--- START GIVEN DATA ---
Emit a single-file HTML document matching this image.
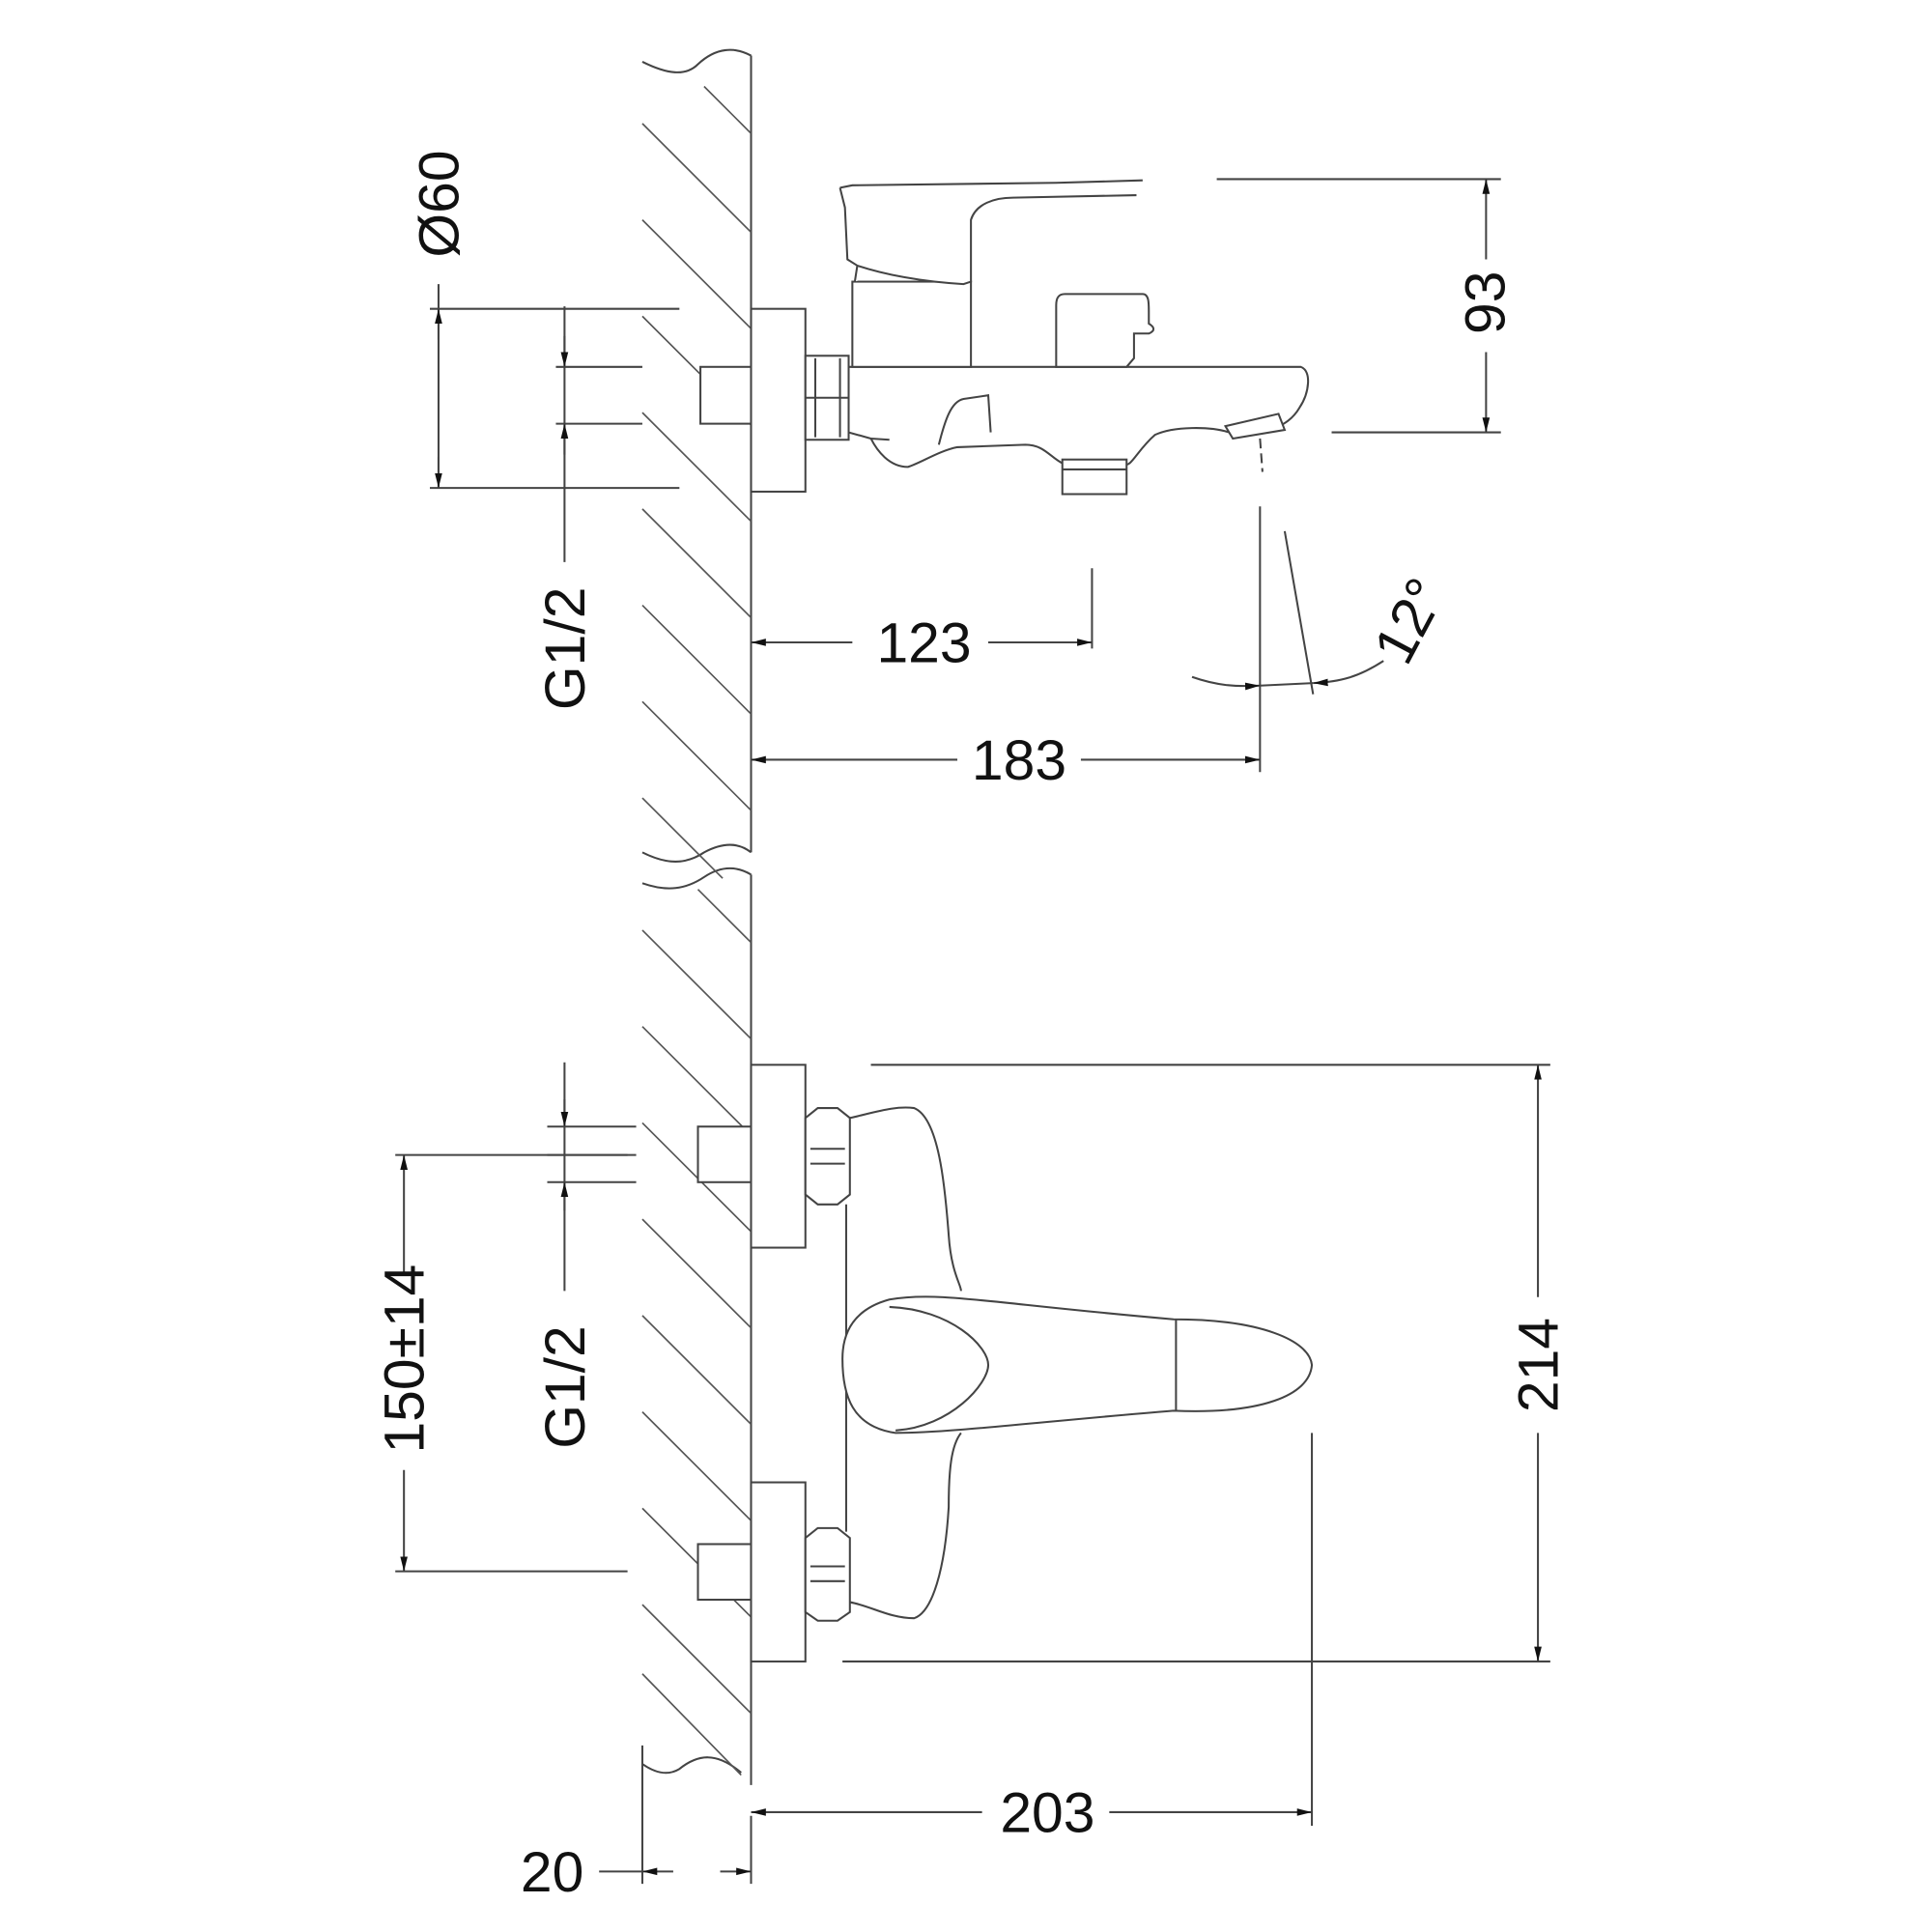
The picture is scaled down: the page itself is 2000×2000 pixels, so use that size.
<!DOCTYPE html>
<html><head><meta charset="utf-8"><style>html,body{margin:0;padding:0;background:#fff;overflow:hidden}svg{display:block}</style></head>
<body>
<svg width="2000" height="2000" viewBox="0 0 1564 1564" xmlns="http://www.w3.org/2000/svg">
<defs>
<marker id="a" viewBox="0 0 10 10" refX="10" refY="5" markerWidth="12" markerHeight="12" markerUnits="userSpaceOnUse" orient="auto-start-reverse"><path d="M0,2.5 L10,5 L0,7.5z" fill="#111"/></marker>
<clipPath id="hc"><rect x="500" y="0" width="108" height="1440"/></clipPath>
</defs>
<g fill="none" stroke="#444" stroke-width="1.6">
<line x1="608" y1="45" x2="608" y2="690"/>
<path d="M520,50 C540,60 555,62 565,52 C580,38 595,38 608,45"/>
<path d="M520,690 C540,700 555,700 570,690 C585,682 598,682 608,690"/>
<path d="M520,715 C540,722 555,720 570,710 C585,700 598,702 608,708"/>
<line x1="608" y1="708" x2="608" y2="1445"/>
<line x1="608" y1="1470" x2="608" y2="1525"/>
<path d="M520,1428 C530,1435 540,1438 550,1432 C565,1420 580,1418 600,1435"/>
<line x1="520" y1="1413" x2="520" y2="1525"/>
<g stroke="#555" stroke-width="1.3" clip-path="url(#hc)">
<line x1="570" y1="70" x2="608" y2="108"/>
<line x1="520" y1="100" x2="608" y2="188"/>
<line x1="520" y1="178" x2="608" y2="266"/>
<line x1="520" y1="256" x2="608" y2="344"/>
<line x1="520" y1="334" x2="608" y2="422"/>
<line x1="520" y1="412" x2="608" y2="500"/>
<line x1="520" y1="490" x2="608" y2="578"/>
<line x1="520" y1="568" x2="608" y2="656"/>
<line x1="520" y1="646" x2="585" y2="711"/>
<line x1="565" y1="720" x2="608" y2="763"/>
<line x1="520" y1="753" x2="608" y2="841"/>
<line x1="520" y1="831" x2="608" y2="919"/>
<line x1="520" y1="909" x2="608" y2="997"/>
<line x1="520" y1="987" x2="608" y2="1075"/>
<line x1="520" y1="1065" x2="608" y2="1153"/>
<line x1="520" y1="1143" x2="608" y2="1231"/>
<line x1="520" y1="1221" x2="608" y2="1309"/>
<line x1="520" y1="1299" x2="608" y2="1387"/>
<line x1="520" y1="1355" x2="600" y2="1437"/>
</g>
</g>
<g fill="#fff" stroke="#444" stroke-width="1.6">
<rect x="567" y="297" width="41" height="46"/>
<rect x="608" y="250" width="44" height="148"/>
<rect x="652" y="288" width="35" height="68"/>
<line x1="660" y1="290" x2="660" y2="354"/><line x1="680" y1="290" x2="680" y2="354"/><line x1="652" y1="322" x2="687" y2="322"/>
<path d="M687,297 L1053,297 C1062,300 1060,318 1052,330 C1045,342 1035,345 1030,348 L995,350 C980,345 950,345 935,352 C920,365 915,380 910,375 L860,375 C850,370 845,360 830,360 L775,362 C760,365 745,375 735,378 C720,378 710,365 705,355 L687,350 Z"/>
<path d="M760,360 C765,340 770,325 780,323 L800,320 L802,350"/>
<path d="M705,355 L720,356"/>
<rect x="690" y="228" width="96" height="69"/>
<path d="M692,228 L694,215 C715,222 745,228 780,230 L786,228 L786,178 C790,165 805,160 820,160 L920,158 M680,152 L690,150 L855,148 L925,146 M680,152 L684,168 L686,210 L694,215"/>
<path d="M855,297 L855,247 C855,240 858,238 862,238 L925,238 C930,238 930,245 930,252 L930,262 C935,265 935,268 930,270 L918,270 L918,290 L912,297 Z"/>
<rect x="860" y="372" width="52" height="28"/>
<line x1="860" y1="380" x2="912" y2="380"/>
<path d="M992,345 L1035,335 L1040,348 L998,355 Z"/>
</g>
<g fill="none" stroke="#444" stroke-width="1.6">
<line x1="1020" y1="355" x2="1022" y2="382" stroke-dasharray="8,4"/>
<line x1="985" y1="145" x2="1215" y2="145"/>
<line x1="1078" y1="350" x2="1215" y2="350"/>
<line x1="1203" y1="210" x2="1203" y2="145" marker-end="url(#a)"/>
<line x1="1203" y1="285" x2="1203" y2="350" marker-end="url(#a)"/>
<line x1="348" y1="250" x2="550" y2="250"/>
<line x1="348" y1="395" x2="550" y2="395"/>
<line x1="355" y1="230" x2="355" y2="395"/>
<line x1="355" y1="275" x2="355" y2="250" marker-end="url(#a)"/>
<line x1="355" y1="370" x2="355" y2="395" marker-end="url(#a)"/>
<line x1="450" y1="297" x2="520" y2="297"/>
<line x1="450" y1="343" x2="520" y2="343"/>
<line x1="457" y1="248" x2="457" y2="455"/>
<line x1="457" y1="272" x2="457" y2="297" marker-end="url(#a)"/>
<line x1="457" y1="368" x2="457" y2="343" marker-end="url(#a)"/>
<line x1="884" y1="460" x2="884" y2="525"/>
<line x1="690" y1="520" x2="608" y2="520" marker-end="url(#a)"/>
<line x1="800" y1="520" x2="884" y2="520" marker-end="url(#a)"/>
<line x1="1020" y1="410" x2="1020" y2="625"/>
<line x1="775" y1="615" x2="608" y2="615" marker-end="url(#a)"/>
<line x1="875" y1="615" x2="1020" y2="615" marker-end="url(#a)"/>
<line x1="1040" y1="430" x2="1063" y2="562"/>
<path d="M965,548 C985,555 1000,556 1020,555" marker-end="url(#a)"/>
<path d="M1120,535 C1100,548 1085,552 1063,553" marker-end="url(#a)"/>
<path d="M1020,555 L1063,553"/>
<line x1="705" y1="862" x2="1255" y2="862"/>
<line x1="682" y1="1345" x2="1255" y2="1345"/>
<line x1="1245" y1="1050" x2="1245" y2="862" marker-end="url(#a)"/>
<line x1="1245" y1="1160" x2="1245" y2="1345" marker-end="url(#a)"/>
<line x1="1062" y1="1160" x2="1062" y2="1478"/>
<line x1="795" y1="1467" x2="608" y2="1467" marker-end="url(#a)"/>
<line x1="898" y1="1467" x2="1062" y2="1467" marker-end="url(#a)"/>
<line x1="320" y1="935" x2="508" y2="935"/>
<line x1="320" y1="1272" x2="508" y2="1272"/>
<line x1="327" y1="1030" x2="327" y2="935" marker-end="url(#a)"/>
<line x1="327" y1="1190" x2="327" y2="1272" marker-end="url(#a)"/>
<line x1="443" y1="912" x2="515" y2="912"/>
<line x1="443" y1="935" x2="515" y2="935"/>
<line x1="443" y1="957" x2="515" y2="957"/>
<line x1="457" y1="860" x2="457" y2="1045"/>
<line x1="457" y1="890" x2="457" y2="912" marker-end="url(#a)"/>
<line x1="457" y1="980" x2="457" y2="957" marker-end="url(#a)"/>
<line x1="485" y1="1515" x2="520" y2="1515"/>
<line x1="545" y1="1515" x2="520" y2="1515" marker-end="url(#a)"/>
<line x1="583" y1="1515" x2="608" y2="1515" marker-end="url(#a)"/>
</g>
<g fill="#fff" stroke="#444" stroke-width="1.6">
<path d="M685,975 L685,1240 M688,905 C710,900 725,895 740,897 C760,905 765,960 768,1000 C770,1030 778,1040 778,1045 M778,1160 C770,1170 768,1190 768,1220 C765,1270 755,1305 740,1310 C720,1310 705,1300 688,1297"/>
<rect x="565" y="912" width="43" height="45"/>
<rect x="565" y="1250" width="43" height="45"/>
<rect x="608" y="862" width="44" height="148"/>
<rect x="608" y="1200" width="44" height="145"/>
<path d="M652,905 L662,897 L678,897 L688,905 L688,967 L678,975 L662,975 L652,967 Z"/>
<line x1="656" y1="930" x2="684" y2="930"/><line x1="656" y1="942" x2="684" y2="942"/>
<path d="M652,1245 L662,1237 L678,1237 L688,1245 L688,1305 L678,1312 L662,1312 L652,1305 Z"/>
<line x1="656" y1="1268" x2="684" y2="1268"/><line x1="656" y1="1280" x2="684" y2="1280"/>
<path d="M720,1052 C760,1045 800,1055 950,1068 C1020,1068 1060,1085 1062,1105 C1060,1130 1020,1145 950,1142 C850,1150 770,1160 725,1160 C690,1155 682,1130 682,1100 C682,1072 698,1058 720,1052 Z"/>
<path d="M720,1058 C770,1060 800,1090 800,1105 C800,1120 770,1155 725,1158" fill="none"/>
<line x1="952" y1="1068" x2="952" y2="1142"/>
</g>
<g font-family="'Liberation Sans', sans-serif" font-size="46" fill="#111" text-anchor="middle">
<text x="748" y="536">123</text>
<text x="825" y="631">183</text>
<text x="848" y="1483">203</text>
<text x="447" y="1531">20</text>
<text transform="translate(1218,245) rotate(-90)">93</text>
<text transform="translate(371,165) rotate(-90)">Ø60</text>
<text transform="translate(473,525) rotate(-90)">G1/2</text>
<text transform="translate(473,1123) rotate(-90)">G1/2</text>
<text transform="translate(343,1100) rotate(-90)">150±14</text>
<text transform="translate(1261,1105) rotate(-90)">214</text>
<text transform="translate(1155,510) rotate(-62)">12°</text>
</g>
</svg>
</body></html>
--- END GIVEN DATA ---
TASK DETAILS: From the listing above, collect every line that mentions the word "size".

RESULT OF THE TASK:
The picture is scaled down: the page itself is 2000×2000 pixels, so use that size.
<g font-family="'Liberation Sans', sans-serif" font-size="46" fill="#111" text-anchor="middle">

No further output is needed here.